18 Kasım 2024, Pazartesi Gazete Oksijen
Haber Giriş: 08.08.2024 10:43 | Son Güncelleme: 08.08.2024 13:05

3. enflasyon raporu açıkladı: Merkez Bankası yıl sonu tahminlerini değiştirmedi

Merkez Bankası Başkanı Fatih Karahan, yılın üçüncü enflasyon raporuna dair açıklamalarda bulundu. Karahan yıl sonu enflasyon tahmininin yüzde 38 olarak koruduklarını söyledi
3. enflasyon raporu açıkladı: Merkez Bankası yıl sonu tahminlerini değiştirmedi

Yılın üçüncü enflasyon raporu açıklandı. Merkez Bankası Başkanı Fatih Karahan, enflasyon raporuna ilişkin sunum gerçekleştirdi.
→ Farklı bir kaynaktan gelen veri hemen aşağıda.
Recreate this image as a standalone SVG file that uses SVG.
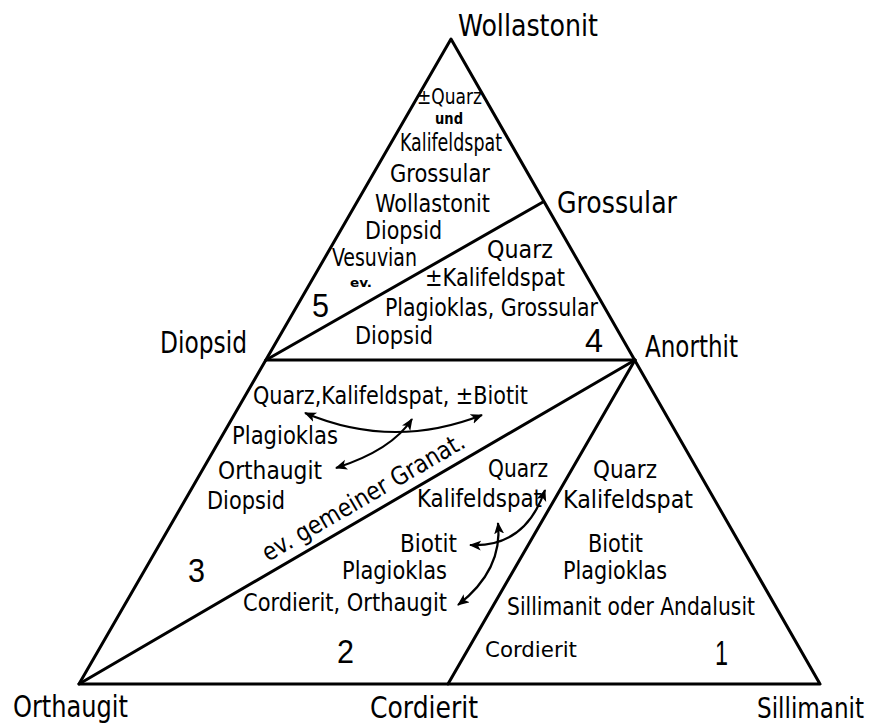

Karahan'ın açıklamalarından satırbaşları şöyle:

  • Bu çerçevede, 2024, 2025 ve 2026 yıl sonu enflasyon tahminlerimizde değişikliğe gitmedik. Enflasyonun 2024 yılı sonunda yüzde 38'e gerileyeceğini öngörüyoruz.
  • 2025 ve 2026 tahminlerini sırasıyla yüzde 14 ve yüzde 9 seviyesinde koruduk. Orta vadede ise enflasyonun yüzde 5'te istikrar kazanmasını hedefliyoruz.
  • Yıl sonunun yaklaşması nedeniyle 2024'e denk gelen tahmin aralığının mekanik olarak daralması gerekirdi. Ancak son dönem jeopolitik gelişmeler ve küresel finansal oynaklıklar neticesinde artan belirsizlikler nedeniyle tahmin aralığımızı yüzde 34 ila 42 arasında koruduk.
  • Talep koşullarındaki dengelenme ve enflasyon beklentilerindeki gerilemenin öngörülerimizden daha yavaş gerçekleşmesi, tahminimizi 0,2'şer puan yukarı yönlü etkiledi.
  • Buna karşılık, Türk lirası cinsi ithalat fiyatları ve yönetilen-yönlendirilen fiyat varsayımlarımızdan gelen toplam etkiyi eksi 0,4 puan olarak hesaplıyoruz.
  • Yıllık enflasyonun mayıs ayında zirveye ulaşmasıyla, politika iletişiminde sıklıkla vurguladığımız dezenflasyon dönemine girmiş bulunmaktayız.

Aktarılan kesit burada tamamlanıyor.